▶ [What you are asked to do]:
Reproduce exactly, with no pictures, each line from the opening of the material down through the line containing "import plotly.graph_objects as go".

▶ [Supplied data]:
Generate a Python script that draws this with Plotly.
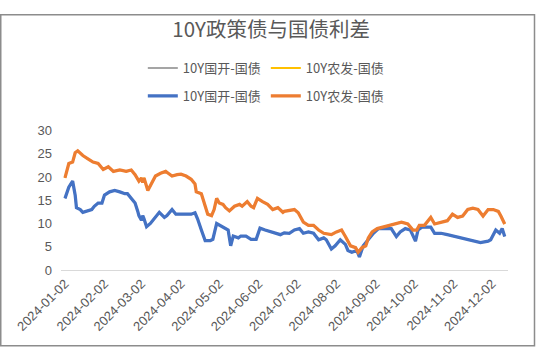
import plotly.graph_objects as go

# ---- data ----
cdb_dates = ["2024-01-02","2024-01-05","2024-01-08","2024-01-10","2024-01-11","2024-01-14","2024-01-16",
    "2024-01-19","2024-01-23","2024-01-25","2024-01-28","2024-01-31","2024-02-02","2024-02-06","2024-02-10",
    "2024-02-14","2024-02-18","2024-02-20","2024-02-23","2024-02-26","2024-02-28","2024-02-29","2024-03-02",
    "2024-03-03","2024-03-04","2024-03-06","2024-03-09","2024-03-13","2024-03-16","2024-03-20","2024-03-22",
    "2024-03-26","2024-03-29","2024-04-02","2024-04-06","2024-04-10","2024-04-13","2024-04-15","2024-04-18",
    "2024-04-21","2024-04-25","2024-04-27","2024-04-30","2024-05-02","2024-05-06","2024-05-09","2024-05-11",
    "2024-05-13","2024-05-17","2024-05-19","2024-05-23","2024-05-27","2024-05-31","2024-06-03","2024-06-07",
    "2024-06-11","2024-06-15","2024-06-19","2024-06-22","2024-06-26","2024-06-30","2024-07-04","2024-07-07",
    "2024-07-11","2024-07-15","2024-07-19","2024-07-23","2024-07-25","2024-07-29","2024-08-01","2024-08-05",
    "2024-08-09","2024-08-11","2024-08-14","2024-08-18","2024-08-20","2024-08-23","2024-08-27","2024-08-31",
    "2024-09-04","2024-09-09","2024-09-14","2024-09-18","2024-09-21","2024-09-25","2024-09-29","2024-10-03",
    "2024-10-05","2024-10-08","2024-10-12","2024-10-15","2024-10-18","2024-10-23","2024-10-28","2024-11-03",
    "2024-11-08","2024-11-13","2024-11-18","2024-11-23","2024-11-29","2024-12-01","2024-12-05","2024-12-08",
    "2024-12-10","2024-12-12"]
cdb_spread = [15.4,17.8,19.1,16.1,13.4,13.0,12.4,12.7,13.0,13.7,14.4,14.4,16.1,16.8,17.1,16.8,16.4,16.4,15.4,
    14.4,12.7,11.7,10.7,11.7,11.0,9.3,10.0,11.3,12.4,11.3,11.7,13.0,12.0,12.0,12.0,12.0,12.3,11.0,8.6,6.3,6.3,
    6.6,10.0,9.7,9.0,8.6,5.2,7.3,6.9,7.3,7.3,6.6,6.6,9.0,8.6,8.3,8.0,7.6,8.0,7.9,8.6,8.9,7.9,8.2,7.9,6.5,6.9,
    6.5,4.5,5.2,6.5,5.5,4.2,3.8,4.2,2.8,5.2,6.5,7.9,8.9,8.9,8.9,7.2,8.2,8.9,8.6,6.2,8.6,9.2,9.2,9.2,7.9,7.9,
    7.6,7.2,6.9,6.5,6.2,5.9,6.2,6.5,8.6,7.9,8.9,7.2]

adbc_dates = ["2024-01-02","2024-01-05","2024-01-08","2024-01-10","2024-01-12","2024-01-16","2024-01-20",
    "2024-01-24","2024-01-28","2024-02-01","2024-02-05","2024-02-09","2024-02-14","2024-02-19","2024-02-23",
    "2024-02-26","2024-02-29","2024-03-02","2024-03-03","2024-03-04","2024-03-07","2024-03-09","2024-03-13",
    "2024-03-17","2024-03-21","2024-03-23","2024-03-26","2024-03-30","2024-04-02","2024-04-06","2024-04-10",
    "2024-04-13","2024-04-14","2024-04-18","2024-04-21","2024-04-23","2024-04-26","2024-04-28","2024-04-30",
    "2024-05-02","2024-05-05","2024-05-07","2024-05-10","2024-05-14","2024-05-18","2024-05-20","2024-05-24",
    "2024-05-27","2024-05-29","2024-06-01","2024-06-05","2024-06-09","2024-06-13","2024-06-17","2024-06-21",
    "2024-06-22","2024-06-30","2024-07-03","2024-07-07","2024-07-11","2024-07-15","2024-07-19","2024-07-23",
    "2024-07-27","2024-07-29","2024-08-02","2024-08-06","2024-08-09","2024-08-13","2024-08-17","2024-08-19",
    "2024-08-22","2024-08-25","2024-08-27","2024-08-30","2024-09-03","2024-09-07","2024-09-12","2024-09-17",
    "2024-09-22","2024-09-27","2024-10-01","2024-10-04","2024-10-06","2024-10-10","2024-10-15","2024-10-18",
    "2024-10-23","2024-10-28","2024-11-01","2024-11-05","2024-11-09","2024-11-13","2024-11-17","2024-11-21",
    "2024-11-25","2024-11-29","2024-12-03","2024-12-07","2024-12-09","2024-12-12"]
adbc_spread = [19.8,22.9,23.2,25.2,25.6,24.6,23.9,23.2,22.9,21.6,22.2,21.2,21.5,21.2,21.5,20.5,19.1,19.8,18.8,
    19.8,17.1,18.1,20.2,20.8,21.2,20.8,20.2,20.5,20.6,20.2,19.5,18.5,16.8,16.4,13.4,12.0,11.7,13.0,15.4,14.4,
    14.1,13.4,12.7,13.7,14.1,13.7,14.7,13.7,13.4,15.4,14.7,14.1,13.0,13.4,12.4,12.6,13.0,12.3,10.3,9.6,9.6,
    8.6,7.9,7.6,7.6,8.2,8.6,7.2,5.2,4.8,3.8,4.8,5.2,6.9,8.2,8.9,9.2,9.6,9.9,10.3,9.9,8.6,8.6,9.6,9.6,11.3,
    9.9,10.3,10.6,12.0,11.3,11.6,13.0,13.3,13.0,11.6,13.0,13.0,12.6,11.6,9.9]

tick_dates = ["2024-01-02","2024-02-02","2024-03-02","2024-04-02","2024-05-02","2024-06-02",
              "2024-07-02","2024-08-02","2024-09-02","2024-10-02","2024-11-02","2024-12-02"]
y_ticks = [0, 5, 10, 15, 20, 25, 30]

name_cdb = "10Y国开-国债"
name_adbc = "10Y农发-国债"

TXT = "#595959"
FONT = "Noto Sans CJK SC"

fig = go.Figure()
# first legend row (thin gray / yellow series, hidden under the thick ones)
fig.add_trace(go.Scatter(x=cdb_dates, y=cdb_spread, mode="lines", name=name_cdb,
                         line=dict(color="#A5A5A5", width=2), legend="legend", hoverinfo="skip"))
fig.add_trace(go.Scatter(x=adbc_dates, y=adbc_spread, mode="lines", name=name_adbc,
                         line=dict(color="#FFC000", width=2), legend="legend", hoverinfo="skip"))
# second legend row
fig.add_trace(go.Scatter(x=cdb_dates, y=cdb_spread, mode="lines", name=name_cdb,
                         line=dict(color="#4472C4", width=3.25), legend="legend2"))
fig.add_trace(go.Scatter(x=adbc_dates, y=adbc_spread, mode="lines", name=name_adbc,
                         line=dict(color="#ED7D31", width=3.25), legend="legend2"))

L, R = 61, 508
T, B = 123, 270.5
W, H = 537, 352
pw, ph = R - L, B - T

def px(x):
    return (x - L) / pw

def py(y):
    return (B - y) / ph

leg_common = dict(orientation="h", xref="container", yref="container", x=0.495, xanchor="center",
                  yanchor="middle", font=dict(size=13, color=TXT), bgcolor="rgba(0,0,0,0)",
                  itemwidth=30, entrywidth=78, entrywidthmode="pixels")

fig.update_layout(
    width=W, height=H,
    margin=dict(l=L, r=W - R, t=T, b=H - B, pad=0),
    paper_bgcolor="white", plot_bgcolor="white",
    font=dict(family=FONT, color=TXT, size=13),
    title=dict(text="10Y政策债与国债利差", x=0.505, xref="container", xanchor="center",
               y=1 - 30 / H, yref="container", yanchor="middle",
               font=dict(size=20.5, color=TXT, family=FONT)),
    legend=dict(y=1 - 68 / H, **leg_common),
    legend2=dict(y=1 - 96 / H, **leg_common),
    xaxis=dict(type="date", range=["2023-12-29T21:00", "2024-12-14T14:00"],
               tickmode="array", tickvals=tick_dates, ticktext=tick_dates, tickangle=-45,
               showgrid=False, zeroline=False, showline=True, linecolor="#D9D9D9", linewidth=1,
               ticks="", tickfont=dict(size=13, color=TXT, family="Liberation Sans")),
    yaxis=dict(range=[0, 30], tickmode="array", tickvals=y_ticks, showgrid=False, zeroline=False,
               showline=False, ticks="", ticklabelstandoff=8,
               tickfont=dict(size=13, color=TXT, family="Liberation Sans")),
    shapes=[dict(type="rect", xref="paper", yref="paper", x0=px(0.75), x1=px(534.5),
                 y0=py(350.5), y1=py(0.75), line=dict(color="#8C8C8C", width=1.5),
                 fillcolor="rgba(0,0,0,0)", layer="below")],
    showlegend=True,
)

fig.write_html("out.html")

▶ [Task solution]:
Generate a Python script that draws this with Plotly.
import plotly.graph_objects as go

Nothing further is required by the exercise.